Quote every line as written. Omit pictures.

:::

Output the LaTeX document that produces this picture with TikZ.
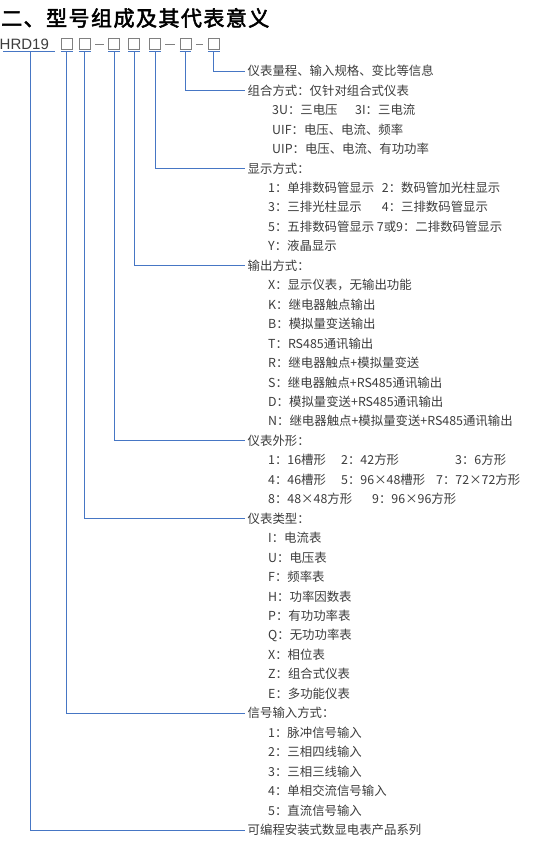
\documentclass[tikz,border=0pt]{standalone}
\usepackage{fontspec}
\setmainfont{Noto Sans CJK SC}
\newfontfamily\titlefont[FakeBold=2.5, LetterSpace=7]{Noto Sans CJK SC}
\newfontfamily\latinfont{Liberation Sans}
\definecolor{linkblue}{RGB}{70,118,196}
\definecolor{txtgray}{RGB}{60,60,60}
\definecolor{boxgray}{RGB}{128,128,128}

\begin{document}
\begin{tikzpicture}[x=1pt, y=-1pt,
    every node/.style={inner sep=0pt, text=txtgray, font=\fontsize{12.4}{14}\selectfont},
    digit/.style={draw=boxgray, line width=0.8pt, minimum size=11pt},
    link/.style={draw=linkblue, line width=0.9pt},
    sep/.style={draw=boxgray, line width=0.8pt},
    head/.style={anchor=west, inner sep=2.5pt},
    item/.style={anchor=west}]
  \useasboundingbox (0,0) rectangle (538,856);
  \node[anchor=west, text=black, font=\titlefont\fontsize{21}{21}\selectfont] (title) at (1,18) {二、型号组成及其代表意义};
  \node[anchor=west, font=\latinfont\fontsize{15}{15}\selectfont] (hrd) at (-0.5,44.6) {HRD19};
  \foreach \n/\cx in {1/66.8, 2/84.8, 3/114.2, 4/134.2, 5/155, 6/185.5, 7/213.8}
    {
      \node[digit] (b\n) at (\cx,44.2) {};
      \draw[link] ([yshift=-1.6pt]b\n.south west) -- ([yshift=-1.6pt]b\n.south east);
    }
  \foreach \a/\b in {b2/b3, b5/b6, b6/b7}
    \draw[sep] ([xshift=4.5pt]\a.east) -- ([xshift=-4.5pt]\b.west);
  \draw[link] (3,51.3) -- (55,51.3);
  \coordinate (hrdu) at (30.7,49.7);
  \foreach \r/\src/\et in {
    0/b7.south/{仪表量程、输入规格、变比等信息},
    1/b6.south/{组合方式：仅针对组合式仪表},
    5/b5.south/{显示方式：},
    10/b4.south/{输出方式：},
    19/b3.south/{仪表外形：},
    23/b2.south/{仪表类型：},
    33/b1.south/{信号输入方式：},
    39/hrdu/{可编程安装式数显电表产品系列}}
    {
      \node[head] (h\r) at (245,{71+19.46*\r}) {\et};
      \draw[link] ([yshift=-1.6pt]\src) |- (h\r.west);
    }
  \foreach \r/\k/\x/\et in {
    2/a/272/{3U：三电压}, 2/b/355/{3I：三电流},
    3/a/272/{UIF：电压、电流、频率},
    4/a/272/{UIP：电压、电流、有功功率},
    6/a/268/{1：单排数码管显示}, 6/b/381.7/{2：数码管加光柱显示},
    7/a/268/{3：三排光柱显示}, 7/b/381.7/{4：三排数码管显示},
    8/a/268/{5：五排数码管显示}, 8/b/376.7/{7或9：二排数码管显示},
    9/a/268/{Y：液晶显示},
    11/a/268/{X：显示仪表，无输出功能},
    12/a/268/{K：继电器触点输出},
    13/a/268/{B：模拟量变送输出},
    14/a/268/{T：RS485通讯输出},
    15/a/268/{R：继电器触点+模拟量变送},
    16/a/268/{S：继电器触点+RS485通讯输出},
    17/a/268/{D：模拟量变送+RS485通讯输出},
    18/a/268/{N：继电器触点+模拟量变送+RS485通讯输出},
    20/a/268/{1：16槽形}, 20/b/341/{2：42方形}, 20/c/455/{3：6方形},
    21/a/268/{4：46槽形}, 21/b/341/{5：96×48槽形}, 21/c/436/{7：72×72方形},
    22/a/268/{8：48×48方形}, 22/b/372/{9：96×96方形},
    24/a/268/{I：电流表},
    25/a/268/{U：电压表},
    26/a/268/{F：频率表},
    27/a/268/{H：功率因数表},
    28/a/268/{P：有功功率表},
    29/a/268/{Q：无功功率表},
    30/a/268/{X：相位表},
    31/a/268/{Z：组合式仪表},
    32/a/268/{E：多功能仪表},
    34/a/268/{1：脉冲信号输入},
    35/a/268/{2：三相四线输入},
    36/a/268/{3：三相三线输入},
    37/a/268/{4：单相交流信号输入},
    38/a/268/{5：直流信号输入}}
    \node[item] (s\r\k) at (\x,{71+19.46*\r}) {\et};
\end{tikzpicture}
\end{document}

:::

§ THE COMPLETED TASK:
Output the LaTeX document that produces this picture with TikZ.
\documentclass[tikz,border=0pt]{standalone}
\usepackage{fontspec}
\setmainfont{Noto Sans CJK SC}
\newfontfamily\titlefont[FakeBold=2.5, LetterSpace=7]{Noto Sans CJK SC}
\newfontfamily\latinfont{Liberation Sans}
\definecolor{linkblue}{RGB}{70,118,196}
\definecolor{txtgray}{RGB}{60,60,60}
\definecolor{boxgray}{RGB}{128,128,128}

\begin{document}
\begin{tikzpicture}[x=1pt, y=-1pt,
    every node/.style={inner sep=0pt, text=txtgray, font=\fontsize{12.4}{14}\selectfont},
    digit/.style={draw=boxgray, line width=0.8pt, minimum size=11pt},
    link/.style={draw=linkblue, line width=0.9pt},
    sep/.style={draw=boxgray, line width=0.8pt},
    head/.style={anchor=west, inner sep=2.5pt},
    item/.style={anchor=west}]
  \useasboundingbox (0,0) rectangle (538,856);
  \node[anchor=west, text=black, font=\titlefont\fontsize{21}{21}\selectfont] (title) at (1,18) {二、型号组成及其代表意义};
  \node[anchor=west, font=\latinfont\fontsize{15}{15}\selectfont] (hrd) at (-0.5,44.6) {HRD19};
  \foreach \n/\cx in {1/66.8, 2/84.8, 3/114.2, 4/134.2, 5/155, 6/185.5, 7/213.8}
    {
      \node[digit] (b\n) at (\cx,44.2) {};
      \draw[link] ([yshift=-1.6pt]b\n.south west) -- ([yshift=-1.6pt]b\n.south east);
    }
  \foreach \a/\b in {b2/b3, b5/b6, b6/b7}
    \draw[sep] ([xshift=4.5pt]\a.east) -- ([xshift=-4.5pt]\b.west);
  \draw[link] (3,51.3) -- (55,51.3);
  \coordinate (hrdu) at (30.7,49.7);
  \foreach \r/\src/\et in {
    0/b7.south/{仪表量程、输入规格、变比等信息},
    1/b6.south/{组合方式：仅针对组合式仪表},
    5/b5.south/{显示方式：},
    10/b4.south/{输出方式：},
    19/b3.south/{仪表外形：},
    23/b2.south/{仪表类型：},
    33/b1.south/{信号输入方式：},
    39/hrdu/{可编程安装式数显电表产品系列}}
    {
      \node[head] (h\r) at (245,{71+19.46*\r}) {\et};
      \draw[link] ([yshift=-1.6pt]\src) |- (h\r.west);
    }
  \foreach \r/\k/\x/\et in {
    2/a/272/{3U：三电压}, 2/b/355/{3I：三电流},
    3/a/272/{UIF：电压、电流、频率},
    4/a/272/{UIP：电压、电流、有功功率},
    6/a/268/{1：单排数码管显示}, 6/b/381.7/{2：数码管加光柱显示},
    7/a/268/{3：三排光柱显示}, 7/b/381.7/{4：三排数码管显示},
    8/a/268/{5：五排数码管显示}, 8/b/376.7/{7或9：二排数码管显示},
    9/a/268/{Y：液晶显示},
    11/a/268/{X：显示仪表，无输出功能},
    12/a/268/{K：继电器触点输出},
    13/a/268/{B：模拟量变送输出},
    14/a/268/{T：RS485通讯输出},
    15/a/268/{R：继电器触点+模拟量变送},
    16/a/268/{S：继电器触点+RS485通讯输出},
    17/a/268/{D：模拟量变送+RS485通讯输出},
    18/a/268/{N：继电器触点+模拟量变送+RS485通讯输出},
    20/a/268/{1：16槽形}, 20/b/341/{2：42方形}, 20/c/455/{3：6方形},
    21/a/268/{4：46槽形}, 21/b/341/{5：96×48槽形}, 21/c/436/{7：72×72方形},
    22/a/268/{8：48×48方形}, 22/b/372/{9：96×96方形},
    24/a/268/{I：电流表},
    25/a/268/{U：电压表},
    26/a/268/{F：频率表},
    27/a/268/{H：功率因数表},
    28/a/268/{P：有功功率表},
    29/a/268/{Q：无功功率表},
    30/a/268/{X：相位表},
    31/a/268/{Z：组合式仪表},
    32/a/268/{E：多功能仪表},
    34/a/268/{1：脉冲信号输入},
    35/a/268/{2：三相四线输入},
    36/a/268/{3：三相三线输入},
    37/a/268/{4：单相交流信号输入},
    38/a/268/{5：直流信号输入}}
    \node[item] (s\r\k) at (\x,{71+19.46*\r}) {\et};
\end{tikzpicture}
\end{document}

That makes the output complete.